The Real Cost of Skipping the Audit
The founder on r/smallbusiness doesn't have a distribution problem. They have a conversion problem hidden in distribution's clothing.
They tried distribution tactics and nothing worked. But the tactics didn't fail — the landing page did. Every visitor who clicked through hit a page that wasn't optimized to convert. The traffic arrived. The page failed. The founder blamed the tactics.
That's the pattern that kills SaaS products silently. You try cold email — nothing. You try Product Hunt — nothing. You try blog posts — nothing. You conclude "this product doesn't have demand" or "I'm bad at marketing." But the product might be great, and the marketing tactics might be fine. The website just wasn't ready for visitors.
And you can't see it from the inside. To you, the website looks fine.

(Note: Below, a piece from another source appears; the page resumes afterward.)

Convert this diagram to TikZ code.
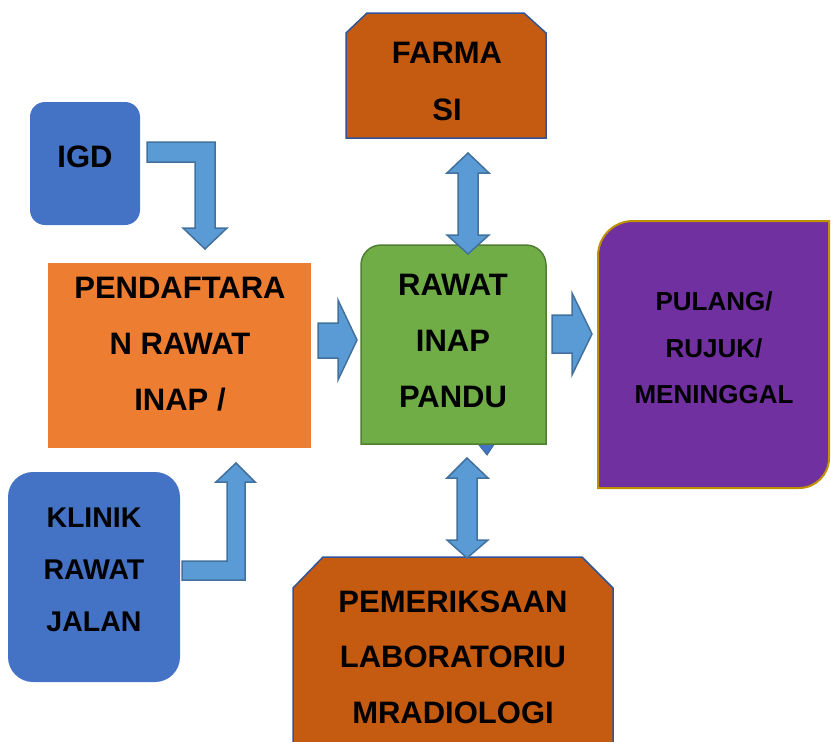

You built it. You know why someone should care. A cold visitor has none of that context — and if your page doesn't communicate value in two seconds, they're gone.
What an Audit Would Have Caught Before Week One
After auditing hundreds of SaaS landing pages at zero-user launches, here's what typically surfaces:
- A headline that describes features ("AI-powered analytics") instead of outcomes ("Know what users want in 30 seconds")
- A CTA that says "Learn More" instead of "Start Free" or "Get My Score"
- Zero testimonials or social proof
- A signup flow that asks for a credit card before delivering value
- Mobile load time over 3 seconds (53% of visitors leave, per Google)
Every one of these is a 30-minute fix that changes your conversion trajectory permanently. But you have to know they exist first — and an audit is how you find them.
Before You Try Tactic Number Eight...
If you're reading this and you recognize yourself in that r/smallbusiness post — if you've shipped something, nothing happened, and you're wondering what to try next — here's my advice:
Don't try the eighth tactic. Run the audit first.
You can try every distribution channel that exists. And if your website doesn't convert, none of it matters. The website is the hub. Everything else is a spoke. If the hub is broken, the spokes are decorative.
Here's the sequence that works:
- Audit your landing page. Know your baseline. Find the leaks.
- Fix the top three issues. Headline clarity, CTA placement, and one trust signal — 80% of the improvement.
- Drive $0 of paid traffic. Post in one community. See if people click and convert.
- Iterate and add channels only when the conversion baseline is solid.
Before you spend another day wondering why nobody's buying...
Run your website through our free audit tool. It'll show you exactly what's broken — and what to fix first. No email required. 90 seconds.
You Didn't Fail. You Skipped a Step.
To the founder on r/smallbusiness: you didn't fail. Three weeks with zero users means the gap between "I built this" and "people use this" is wider than you expected — and you skipped the step that bridges it.
That step is the audit. A five-minute check that tells you whether your landing page is ready for visitors — and if not, exactly what to fix.
Most founders skip it because they don't know it exists. They think building the product is the only hard part. It's not — but if you fix the conversion path first, everything changes.
So pause the tactics. Run the audit. Fix what's broken. Then drive traffic. You'll be shocked how different the numbers look.
Hat tip to u/Money_Cobbler1321 for posting publicly about the zero-user struggle. Most founders suffer in silence. Sharing the raw "I shipped and nobody came" experience helps everyone who's about to make the same mistake — and that's worth a lot.